Schneller Späneabtransport
Beim von Haimer entwickelten System werden Bohrungen ins Spannfutter eingebracht, durch die der Kühlschmierstoff bis zur Stirnfläche des Futters transportiert wird. An der Stirnseite des Cool-Flash-Futters sitzt eine Scheibe, die zum Werkzeug hin einen schmalen, umlaufenden Spalt freilässt. In dieser Kammer sammelt sich der Kühlschmierstoff, baut einen Hochdruck auf und verteilt sich über den ganzen Umfang des Werkzeugschaftes. Aus diesem kleinen Reservoir fließt er als geschlossener Mantel unmittelbar am Werkzeugschaft entlang. Am Ende des Schaftbereichs wird der Kühlschmierstoff in die Spannuten gedrückt und spült diese frei. „So wird der Span selbst bei höchsten Drehzahlen schnell von der Schneide abtransportiert, und die Schneide bleibt kühl“, fasst Schulten zusammen. Hinzu kommt, dass der Werkzeugwechsel mit der Schrumpftechnik von Haimer einfach und schnell abläuft.
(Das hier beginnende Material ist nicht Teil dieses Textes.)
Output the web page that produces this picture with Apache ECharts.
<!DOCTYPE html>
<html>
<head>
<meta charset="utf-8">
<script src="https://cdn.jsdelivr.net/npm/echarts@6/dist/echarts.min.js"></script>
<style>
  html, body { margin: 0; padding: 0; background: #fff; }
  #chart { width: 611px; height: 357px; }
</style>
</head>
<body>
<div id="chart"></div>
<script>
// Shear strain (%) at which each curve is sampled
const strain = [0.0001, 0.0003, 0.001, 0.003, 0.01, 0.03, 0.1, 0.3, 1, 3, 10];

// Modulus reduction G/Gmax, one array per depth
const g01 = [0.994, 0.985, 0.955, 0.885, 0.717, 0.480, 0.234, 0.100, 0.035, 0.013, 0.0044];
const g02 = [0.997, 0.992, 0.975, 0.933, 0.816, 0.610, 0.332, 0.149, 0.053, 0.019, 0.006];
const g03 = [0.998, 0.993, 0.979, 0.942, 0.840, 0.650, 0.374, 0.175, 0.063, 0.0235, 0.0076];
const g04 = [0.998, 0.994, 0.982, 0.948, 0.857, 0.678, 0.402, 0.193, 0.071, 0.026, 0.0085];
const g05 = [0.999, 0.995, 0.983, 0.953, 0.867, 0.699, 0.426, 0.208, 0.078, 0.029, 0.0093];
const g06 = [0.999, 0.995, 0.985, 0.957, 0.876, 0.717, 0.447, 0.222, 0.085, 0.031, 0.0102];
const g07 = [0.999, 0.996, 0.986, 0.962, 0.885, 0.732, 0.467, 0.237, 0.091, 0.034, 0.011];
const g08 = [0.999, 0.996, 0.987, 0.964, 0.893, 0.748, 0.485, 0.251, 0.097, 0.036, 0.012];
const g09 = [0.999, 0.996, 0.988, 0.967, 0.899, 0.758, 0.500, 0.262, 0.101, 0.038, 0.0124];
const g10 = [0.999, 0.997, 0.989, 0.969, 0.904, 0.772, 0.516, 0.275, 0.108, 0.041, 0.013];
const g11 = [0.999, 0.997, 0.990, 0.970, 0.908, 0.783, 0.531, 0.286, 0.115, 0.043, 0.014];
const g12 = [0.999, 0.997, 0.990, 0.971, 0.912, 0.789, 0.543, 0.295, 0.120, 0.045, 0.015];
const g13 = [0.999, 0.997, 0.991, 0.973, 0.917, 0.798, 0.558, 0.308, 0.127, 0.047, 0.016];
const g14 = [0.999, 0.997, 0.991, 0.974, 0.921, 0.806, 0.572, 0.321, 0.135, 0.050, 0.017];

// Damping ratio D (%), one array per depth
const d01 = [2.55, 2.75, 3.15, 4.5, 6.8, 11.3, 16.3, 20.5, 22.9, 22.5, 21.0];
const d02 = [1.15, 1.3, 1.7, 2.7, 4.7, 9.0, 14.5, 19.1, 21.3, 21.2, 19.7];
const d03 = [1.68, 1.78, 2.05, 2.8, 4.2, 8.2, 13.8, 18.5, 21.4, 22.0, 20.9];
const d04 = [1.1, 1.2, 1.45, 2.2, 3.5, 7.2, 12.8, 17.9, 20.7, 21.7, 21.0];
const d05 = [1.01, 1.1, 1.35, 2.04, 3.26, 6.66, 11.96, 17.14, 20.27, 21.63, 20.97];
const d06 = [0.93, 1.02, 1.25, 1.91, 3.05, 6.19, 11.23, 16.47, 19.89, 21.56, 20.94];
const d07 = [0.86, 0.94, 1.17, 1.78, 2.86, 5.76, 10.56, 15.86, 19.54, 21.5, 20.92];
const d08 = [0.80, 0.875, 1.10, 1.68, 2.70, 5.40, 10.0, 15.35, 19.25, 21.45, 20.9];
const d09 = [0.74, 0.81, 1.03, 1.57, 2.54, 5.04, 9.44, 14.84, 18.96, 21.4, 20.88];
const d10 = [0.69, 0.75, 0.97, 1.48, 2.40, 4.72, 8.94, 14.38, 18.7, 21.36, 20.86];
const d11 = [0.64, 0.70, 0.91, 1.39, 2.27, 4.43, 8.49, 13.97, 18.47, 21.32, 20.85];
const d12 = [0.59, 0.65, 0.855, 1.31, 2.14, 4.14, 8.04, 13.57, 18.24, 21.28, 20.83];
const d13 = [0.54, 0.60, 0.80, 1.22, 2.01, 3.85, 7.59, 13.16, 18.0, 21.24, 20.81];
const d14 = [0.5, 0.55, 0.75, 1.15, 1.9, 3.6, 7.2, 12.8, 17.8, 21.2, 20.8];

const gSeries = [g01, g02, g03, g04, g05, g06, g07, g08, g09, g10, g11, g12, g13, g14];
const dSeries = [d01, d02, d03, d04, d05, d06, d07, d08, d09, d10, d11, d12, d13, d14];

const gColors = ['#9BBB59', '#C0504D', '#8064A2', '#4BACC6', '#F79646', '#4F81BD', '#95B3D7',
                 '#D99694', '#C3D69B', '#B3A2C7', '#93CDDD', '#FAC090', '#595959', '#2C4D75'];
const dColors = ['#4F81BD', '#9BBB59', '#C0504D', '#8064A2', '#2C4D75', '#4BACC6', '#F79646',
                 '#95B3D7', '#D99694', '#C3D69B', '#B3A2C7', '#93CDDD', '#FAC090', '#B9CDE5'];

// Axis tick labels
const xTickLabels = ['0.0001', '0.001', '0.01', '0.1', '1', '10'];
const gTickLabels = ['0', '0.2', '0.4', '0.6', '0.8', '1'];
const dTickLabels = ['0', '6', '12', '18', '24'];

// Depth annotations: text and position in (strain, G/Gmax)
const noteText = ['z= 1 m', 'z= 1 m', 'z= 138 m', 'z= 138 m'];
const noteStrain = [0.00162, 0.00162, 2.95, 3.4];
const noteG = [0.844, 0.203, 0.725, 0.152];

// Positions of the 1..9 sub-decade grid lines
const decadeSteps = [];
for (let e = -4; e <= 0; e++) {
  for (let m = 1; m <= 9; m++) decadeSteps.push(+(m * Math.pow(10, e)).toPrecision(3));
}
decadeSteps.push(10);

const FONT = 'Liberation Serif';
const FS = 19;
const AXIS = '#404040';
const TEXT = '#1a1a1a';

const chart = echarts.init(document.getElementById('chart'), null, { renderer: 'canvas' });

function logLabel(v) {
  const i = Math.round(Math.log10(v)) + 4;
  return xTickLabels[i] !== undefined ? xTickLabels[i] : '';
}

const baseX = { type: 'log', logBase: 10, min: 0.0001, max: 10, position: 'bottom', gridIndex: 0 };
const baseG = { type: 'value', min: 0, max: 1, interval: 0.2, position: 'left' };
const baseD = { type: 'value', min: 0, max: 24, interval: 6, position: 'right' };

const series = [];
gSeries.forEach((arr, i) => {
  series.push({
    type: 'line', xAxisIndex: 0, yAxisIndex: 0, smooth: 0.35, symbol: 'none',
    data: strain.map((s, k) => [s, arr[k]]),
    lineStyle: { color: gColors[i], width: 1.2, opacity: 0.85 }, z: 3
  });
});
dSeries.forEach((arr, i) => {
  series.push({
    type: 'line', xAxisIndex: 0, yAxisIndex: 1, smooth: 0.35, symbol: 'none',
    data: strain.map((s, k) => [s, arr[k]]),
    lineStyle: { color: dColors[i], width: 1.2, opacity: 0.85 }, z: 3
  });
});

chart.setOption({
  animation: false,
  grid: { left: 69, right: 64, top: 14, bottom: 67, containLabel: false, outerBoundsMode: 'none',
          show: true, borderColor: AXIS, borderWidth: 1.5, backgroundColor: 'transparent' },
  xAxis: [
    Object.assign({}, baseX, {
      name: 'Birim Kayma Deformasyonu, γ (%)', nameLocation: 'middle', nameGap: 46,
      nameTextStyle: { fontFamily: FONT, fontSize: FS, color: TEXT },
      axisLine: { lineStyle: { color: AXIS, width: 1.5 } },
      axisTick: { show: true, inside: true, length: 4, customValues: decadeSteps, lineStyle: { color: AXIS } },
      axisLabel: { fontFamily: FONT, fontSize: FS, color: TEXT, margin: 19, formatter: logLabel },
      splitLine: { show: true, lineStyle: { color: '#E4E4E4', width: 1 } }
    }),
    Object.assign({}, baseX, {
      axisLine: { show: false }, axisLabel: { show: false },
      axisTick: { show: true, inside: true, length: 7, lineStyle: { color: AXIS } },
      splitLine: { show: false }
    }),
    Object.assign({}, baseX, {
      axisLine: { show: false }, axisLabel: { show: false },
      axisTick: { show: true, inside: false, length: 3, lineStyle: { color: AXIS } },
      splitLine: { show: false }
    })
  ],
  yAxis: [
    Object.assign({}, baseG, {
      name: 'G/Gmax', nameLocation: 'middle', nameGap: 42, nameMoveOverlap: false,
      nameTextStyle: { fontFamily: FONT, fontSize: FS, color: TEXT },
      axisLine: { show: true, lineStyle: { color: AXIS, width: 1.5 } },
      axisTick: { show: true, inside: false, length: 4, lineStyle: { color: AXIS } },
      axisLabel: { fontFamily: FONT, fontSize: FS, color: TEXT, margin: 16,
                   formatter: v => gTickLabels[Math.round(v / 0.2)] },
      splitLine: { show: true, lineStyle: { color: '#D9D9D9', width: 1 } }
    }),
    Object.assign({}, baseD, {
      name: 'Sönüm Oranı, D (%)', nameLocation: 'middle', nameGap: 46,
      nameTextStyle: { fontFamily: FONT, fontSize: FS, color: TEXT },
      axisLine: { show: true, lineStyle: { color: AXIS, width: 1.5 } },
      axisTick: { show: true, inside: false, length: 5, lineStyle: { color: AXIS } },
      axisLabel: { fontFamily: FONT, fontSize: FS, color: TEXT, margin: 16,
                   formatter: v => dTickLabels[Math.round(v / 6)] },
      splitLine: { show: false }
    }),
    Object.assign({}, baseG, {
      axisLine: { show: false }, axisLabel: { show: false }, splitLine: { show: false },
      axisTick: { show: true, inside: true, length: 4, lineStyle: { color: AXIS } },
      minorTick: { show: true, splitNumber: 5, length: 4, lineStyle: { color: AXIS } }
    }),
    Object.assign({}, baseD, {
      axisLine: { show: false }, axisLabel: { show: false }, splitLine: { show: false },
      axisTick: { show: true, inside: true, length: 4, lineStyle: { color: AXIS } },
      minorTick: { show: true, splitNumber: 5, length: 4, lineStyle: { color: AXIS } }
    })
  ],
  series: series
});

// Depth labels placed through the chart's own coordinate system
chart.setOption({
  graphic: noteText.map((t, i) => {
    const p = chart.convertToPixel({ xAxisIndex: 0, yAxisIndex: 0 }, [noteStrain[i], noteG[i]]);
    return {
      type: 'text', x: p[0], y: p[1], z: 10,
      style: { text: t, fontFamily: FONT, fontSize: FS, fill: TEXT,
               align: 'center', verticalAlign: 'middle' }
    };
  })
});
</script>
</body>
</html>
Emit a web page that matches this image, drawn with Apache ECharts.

Das bei Glätzer eingesetzte Tischgerät Haimer-Power-Clamp-Comfort NG besitzt einen Drehteller mit drei Stationen für Werkzeugaufnahmen und eine intelligente New-Generation(NG-)Spule. Sie ist verstellbar, wodurch mit nur einem Dreh die Spule in Länge und Durchmesser auf die Größe des Schrumpffutters eingestellt werden kann. Wechselscheiben sind überflüssig. So wird das Futter gezielt nur an den Stellen erwärmt, auf die es ankommt. Das beschleunigt sowohl das Aufheizen wie auch das Abkühlen der Aufnahmen. Beim Abkühlen sorgen zudem Kühlkörper verschiedener Größen für zusätzliches Tempo sowie „sanfte“ und saubere Kühlung.
Hohes Haltemoment
Glätzer hat durch das nun gelöste Fertigungsproblem einen deutlichen Schritt nach vorn getan. Daher führt Betriebsleiter Schulten die Schrumpftechnik nach und nach auch in der restlichen Fertigung ein. Selbst ohne Safe-Lock-Technik
sitzen die Werkzeuge sehr stabil in den Schrumpfaufnahmen. Bei einem Werkzeugdurchmesser von 20 mm garantiert Haimer etwa ein Haltemoment von bis zu 800 Nm. Die hohe Rundlaufgenauigkeit resultiert aus dem rotationssymmetrischen Spannkörper, der ohne zusätzliche Elemente wie Zangen und Spannschrauben auskommt.
So bleibt bei Glätzer der Safe-Lock-Einsatz auf die Schwerzerspanung beschränkt und macht im Unternehmen aktuell rund zehn Prozent aus. Normale Schrumpftechnik von Haimer hat inzwischen einen Anteil von fast einem Drittel der Fräsbearbeitung erreicht.
„Der Anteil des Schrumpfens wächst weiter“, sagt Schulten, „weil wir immer mehr Teile per High-Performance-Fräsen herstellen“, Auch bei Plattenwerkzeugen werden mit dieser Werkzeugspannung deutlich höhere Standzeiten erreicht. Und da die Werkzeuge einen der größten Kostenblöcke darstellen, amortisiert sich das Schrumpfen mit und ohne Safe-Lock sehr schnell.